> AIM: Quote every line as written. Omit pictures.

──────

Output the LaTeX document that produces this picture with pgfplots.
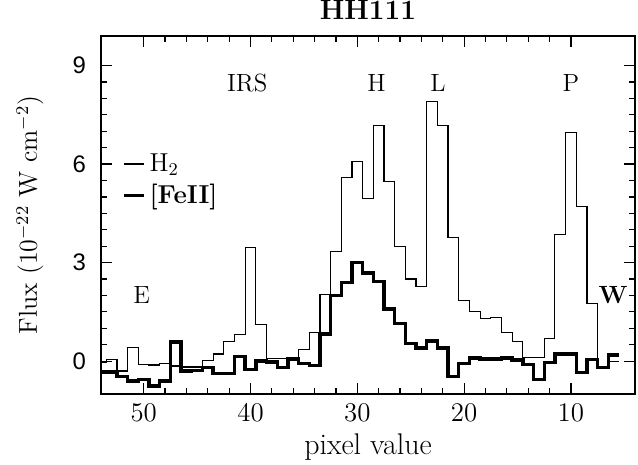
\documentclass[border=0pt]{standalone}
\usepackage{fontspec}
\usepackage{pgfplots}
\pgfplotsset{compat=1.18}
\newfontfamily\helv{Liberation Sans}
\newcommand{\fs}[1]{\fontsize{#1}{#1}\selectfont}

\begin{document}
\begin{tikzpicture}
\useasboundingbox (0,0) rectangle (319bp,232.5bp);
\begin{axis}[
    at={(50.5bp,35.5bp)}, anchor=south west,
    scale only axis,
    width=267bp, height=179bp,
    x dir=reverse,
    xmin=4, xmax=54,
    ymin=-1, ymax=9.9,
    xtick={10,20,30,40,50},
    ytick={0,3,6,9},
    minor x tick num=4,
    minor y tick num=5,
    major tick length=5.3bp,
    minor tick length=2.8bp,
    axis line style={line width=0.9bp},
    every tick/.style={black, line width=0.6bp},
    /pgf/number format/assume math mode=true,
    xticklabel style={font=\fs{13.5}, yshift=-1.2bp},
    yticklabel style={font=\fs{12}\helv, xshift=-4bp},
    xlabel={pixel value},
    xlabel style={font=\fs{15}, at={(axis description cs:0.5,-0.148)}, anchor=center},
    ylabel={Flux (10$^{-22}$ W cm$^{-2}$)},
    ylabel style={font=\fs{13}, at={(axis description cs:-0.133,0.5)}, anchor=center},
    title={\textbf{HH111}},
    title style={font=\fs{14}, inner sep=0pt, at={(axis description cs:0.5,1.012)}, anchor=base},
    legend image code/.code={\draw[#1] (0bp,0bp) -- (10bp,0bp);},
    legend style={draw=none, fill=none, font=\fs{13}, at={(axis description cs:0.039,0.597)},
        anchor=west, row sep=1bp, inner sep=0pt},
    legend cell align=left,
]
% H2, bins centred on integer pixels
\addplot[const plot, black, line width=0.6bp] coordinates {
(54.5,-0.05)(53.5,0.05)(52.5,-0.30)(51.5,0.42)(50.5,-0.10)(49.5,-0.12)(48.5,-0.06)(47.5,-0.15)
(46.5,-0.18)(45.5,-0.18)(44.5,0.02)(43.5,0.22)(42.5,0.59)(41.5,0.80)(40.5,3.47)(39.5,1.12)
(38.5,0.07)(37.5,0.07)(36.5,0.06)(35.5,0.35)(34.5,0.88)(33.5,2.03)(32.5,3.33)(31.5,5.60)
(30.5,6.08)(29.5,4.95)(28.5,7.18)(27.5,5.47)(26.5,3.50)(25.5,2.50)(24.5,2.28)(23.5,7.90)
(22.5,7.18)(21.5,3.77)(20.5,1.85)(19.5,1.50)(18.5,1.30)(17.5,1.34)(16.5,0.88)(15.5,0.60)
(14.5,0.12)(13.5,0.12)(12.5,0.68)(11.5,3.85)(10.5,6.95)(9.5,4.72)(8.5,1.75)(7.5,-0.20)
(6.5,0.00)(5.5,0.00)
};
\addlegendentry{H$_2$}
% [FeII]
\addplot[const plot, black, line width=1.7bp] coordinates {
(54.5,-0.33)(53.5,-0.33)(52.5,-0.47)(51.5,-0.60)(50.5,-0.55)(49.5,-0.76)(48.5,-0.60)(47.5,0.58)
(46.5,-0.30)(45.5,-0.29)(44.5,-0.20)(43.5,-0.38)(42.5,-0.38)(41.5,0.15)(40.5,-0.25)(39.5,0.00)
(38.5,-0.02)(37.5,-0.20)(36.5,0.06)(35.5,-0.07)(34.5,-0.14)(33.5,0.83)(32.5,2.00)(31.5,2.40)
(30.5,3.00)(29.5,2.68)(28.5,2.42)(27.5,1.59)(26.5,1.15)(25.5,0.54)(24.5,0.40)(23.5,0.61)
(22.5,0.40)(21.5,-0.46)(20.5,-0.07)(19.5,0.10)(18.5,0.06)(17.5,0.07)(16.5,0.10)(15.5,0.04)
(14.5,-0.10)(13.5,-0.56)(12.5,-0.04)(11.5,0.22)(10.5,0.22)(9.5,-0.35)(8.5,0.05)(7.5,-0.20)
(6.5,0.19)(5.5,0.19)
};
\addlegendentry{\textbf{[FeII]}}

\node[font=\fs{12.5}] at (axis cs:40.3,8.47) {IRS};
\node[font=\fs{12.5}] at (axis cs:28.2,8.47) {H};
\node[font=\fs{12.5}] at (axis cs:22.45,8.47) {L};
\node[font=\fs{12.5}] at (axis cs:10.0,8.47) {P};
\node[font=\fs{12.5}] at (axis cs:50.2,2.0) {E};
\node[font=\fs{12.5}\bfseries] at (axis cs:6.05,2.0) {W};
\end{axis}
\end{tikzpicture}
\end{document}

──────

> FINISHED TASK:
Output the LaTeX document that produces this picture with pgfplots.
\documentclass[border=0pt]{standalone}
\usepackage{fontspec}
\usepackage{pgfplots}
\pgfplotsset{compat=1.18}
\newfontfamily\helv{Liberation Sans}
\newcommand{\fs}[1]{\fontsize{#1}{#1}\selectfont}

\begin{document}
\begin{tikzpicture}
\useasboundingbox (0,0) rectangle (319bp,232.5bp);
\begin{axis}[
    at={(50.5bp,35.5bp)}, anchor=south west,
    scale only axis,
    width=267bp, height=179bp,
    x dir=reverse,
    xmin=4, xmax=54,
    ymin=-1, ymax=9.9,
    xtick={10,20,30,40,50},
    ytick={0,3,6,9},
    minor x tick num=4,
    minor y tick num=5,
    major tick length=5.3bp,
    minor tick length=2.8bp,
    axis line style={line width=0.9bp},
    every tick/.style={black, line width=0.6bp},
    /pgf/number format/assume math mode=true,
    xticklabel style={font=\fs{13.5}, yshift=-1.2bp},
    yticklabel style={font=\fs{12}\helv, xshift=-4bp},
    xlabel={pixel value},
    xlabel style={font=\fs{15}, at={(axis description cs:0.5,-0.148)}, anchor=center},
    ylabel={Flux (10$^{-22}$ W cm$^{-2}$)},
    ylabel style={font=\fs{13}, at={(axis description cs:-0.133,0.5)}, anchor=center},
    title={\textbf{HH111}},
    title style={font=\fs{14}, inner sep=0pt, at={(axis description cs:0.5,1.012)}, anchor=base},
    legend image code/.code={\draw[#1] (0bp,0bp) -- (10bp,0bp);},
    legend style={draw=none, fill=none, font=\fs{13}, at={(axis description cs:0.039,0.597)},
        anchor=west, row sep=1bp, inner sep=0pt},
    legend cell align=left,
]
% H2, bins centred on integer pixels
\addplot[const plot, black, line width=0.6bp] coordinates {
(54.5,-0.05)(53.5,0.05)(52.5,-0.30)(51.5,0.42)(50.5,-0.10)(49.5,-0.12)(48.5,-0.06)(47.5,-0.15)
(46.5,-0.18)(45.5,-0.18)(44.5,0.02)(43.5,0.22)(42.5,0.59)(41.5,0.80)(40.5,3.47)(39.5,1.12)
(38.5,0.07)(37.5,0.07)(36.5,0.06)(35.5,0.35)(34.5,0.88)(33.5,2.03)(32.5,3.33)(31.5,5.60)
(30.5,6.08)(29.5,4.95)(28.5,7.18)(27.5,5.47)(26.5,3.50)(25.5,2.50)(24.5,2.28)(23.5,7.90)
(22.5,7.18)(21.5,3.77)(20.5,1.85)(19.5,1.50)(18.5,1.30)(17.5,1.34)(16.5,0.88)(15.5,0.60)
(14.5,0.12)(13.5,0.12)(12.5,0.68)(11.5,3.85)(10.5,6.95)(9.5,4.72)(8.5,1.75)(7.5,-0.20)
(6.5,0.00)(5.5,0.00)
};
\addlegendentry{H$_2$}
% [FeII]
\addplot[const plot, black, line width=1.7bp] coordinates {
(54.5,-0.33)(53.5,-0.33)(52.5,-0.47)(51.5,-0.60)(50.5,-0.55)(49.5,-0.76)(48.5,-0.60)(47.5,0.58)
(46.5,-0.30)(45.5,-0.29)(44.5,-0.20)(43.5,-0.38)(42.5,-0.38)(41.5,0.15)(40.5,-0.25)(39.5,0.00)
(38.5,-0.02)(37.5,-0.20)(36.5,0.06)(35.5,-0.07)(34.5,-0.14)(33.5,0.83)(32.5,2.00)(31.5,2.40)
(30.5,3.00)(29.5,2.68)(28.5,2.42)(27.5,1.59)(26.5,1.15)(25.5,0.54)(24.5,0.40)(23.5,0.61)
(22.5,0.40)(21.5,-0.46)(20.5,-0.07)(19.5,0.10)(18.5,0.06)(17.5,0.07)(16.5,0.10)(15.5,0.04)
(14.5,-0.10)(13.5,-0.56)(12.5,-0.04)(11.5,0.22)(10.5,0.22)(9.5,-0.35)(8.5,0.05)(7.5,-0.20)
(6.5,0.19)(5.5,0.19)
};
\addlegendentry{\textbf{[FeII]}}

\node[font=\fs{12.5}] at (axis cs:40.3,8.47) {IRS};
\node[font=\fs{12.5}] at (axis cs:28.2,8.47) {H};
\node[font=\fs{12.5}] at (axis cs:22.45,8.47) {L};
\node[font=\fs{12.5}] at (axis cs:10.0,8.47) {P};
\node[font=\fs{12.5}] at (axis cs:50.2,2.0) {E};
\node[font=\fs{12.5}\bfseries] at (axis cs:6.05,2.0) {W};
\end{axis}
\end{tikzpicture}
\end{document}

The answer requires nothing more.